Languages such as Eiffel have got this right, and yes Greg, Perl 6 will
too :-)

-- 
Paul Johnson - [EMAIL PROTECTED]
http://www.pjcj.net







Re: webmail

2002-11-01 Thread Greg McCarroll
* Andy Wardley ([EMAIL PROTECTED]) wrote:
>
> There is one point I would like to make about syntax, however.  For TT 
> I deliberately chose an abstract syntax (e.g. 'user.name') rather than
> sticking with Perl syntax (e.g. $user->{ name }). 
>

So can we look forward to user->name under Perl 6? ;-)

Greg

-- 
Greg McCarroll http://www.mccarroll.org.uk/~gem/
   jabber:[EMAIL PROTECTED]




Re: webmail

2002-11-01 Thread Andy Wardley
David Cantrell wrote:
> Let me clear up a few things here.  I wrote my toy system because I had an
> itch which needed scratching.  

Great!

> The only reason I'm even bothering
> to argue about this is because of the incorrect assertions coming from
> people who really should know better that my sort of solution inevitably
> leads to spaghetti code and all the rest of the nastiness from Revelations.

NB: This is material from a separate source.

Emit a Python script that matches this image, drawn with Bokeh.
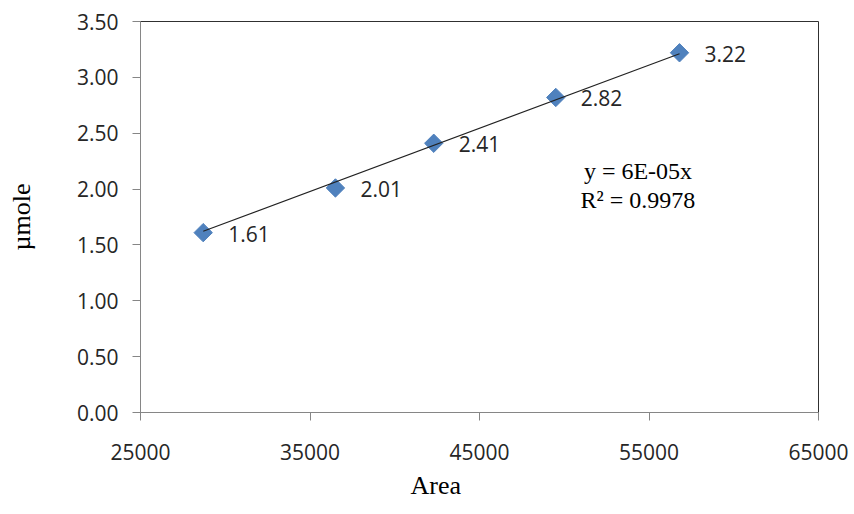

Er no.  Well, not me at least.  I've said absolutely nothing about your
solution.  You clearly understand the principle of separating application
from presentation.  The fact that you're using Perl syntax code is neither
here nor there - it's what you do with it that matters.

The point I originally made was that *PHP* doesn't allow you to make this
clear distinction.  Sure you can write separate modules but they're still
embedded-in-the-HTML type and the whole flat namespace thing makes it
hard to plug separate "modules" back together.

So I stand by my point.  Using *PHP* tends to lead to a poor separation of
concerns typified by spaghetti code.

I certainly wasn't having a dig at your personal template solution.  In
fact, I think you're the only person who has mentioned it.  The rest of
us are talking about *PHP* :-)

There is one point I would like to make about syntax, however.  For TT 
I deliberately chose an abstract syntax (e.g. 'user.name') rather than
sticking with Perl syntax (e.g. $user->{ name }).  For one, I find this
simpler to read and write.  But more importantly, it allows the underlying
data types to change without requiring changes to the templates.  An 
abstraction of the implementation, if you like.

For testing purpose, you can define a hash of data which your page designers
(or you) can use to mock up the web pages.  Later on, you can replace the
use hash with an object and the same template sytax will call object methods 
instead of referencing hash items.  

In Perl you have to care about the difference between $user->name() and
$user->{ name }.  But TT hides all that from you.  I think that's the 
Right Way To Do It.  When you're doing "presentation" you shouldn't be
worrying about different data types and other "programming" crap like
that.  You want the name of the user and you don't (or shouldn't) care
where it comes from or how it is calculated.  That's for the back-end
code and data designers to worry about.

Some people think that calling object methods from a template is a no-no
because it changes flow control.  Personally I think this is nonsense.
Your example code demonstrates this point well.   What matters is how you
partition the system.  Things that deal with one thing should be in one 
place.  Things that deal with another should be in another.  The particular
language, syntax or implementation details are largely irrelevant.

That's why it's possible to write wonderfully clean, highly abstracted 
systems using embedded Perl, and dog-awful, messy, entangled systems
using TT or even HTML::Template (which claims to be so strict that you
can't do this, yeah right :-)


A





Re: webmail

2002-11-01 Thread Andy Wardley
Adrian Howard wrote:
> You might also want to take a look at YAML  -
> there's a YAML.pm already in CPAN.

YAML is something totally different.  It's (essentially) for data 
serialisation without the overhead of XML.  AML is designed for humans
to write.  More like POD than XML or YAML.

> They're alternate XML syntaxes that use indentation (Python anyone)

I'm afraid that's a non-starter with me then.  The only reason I've
never got beyond page 1 learning python.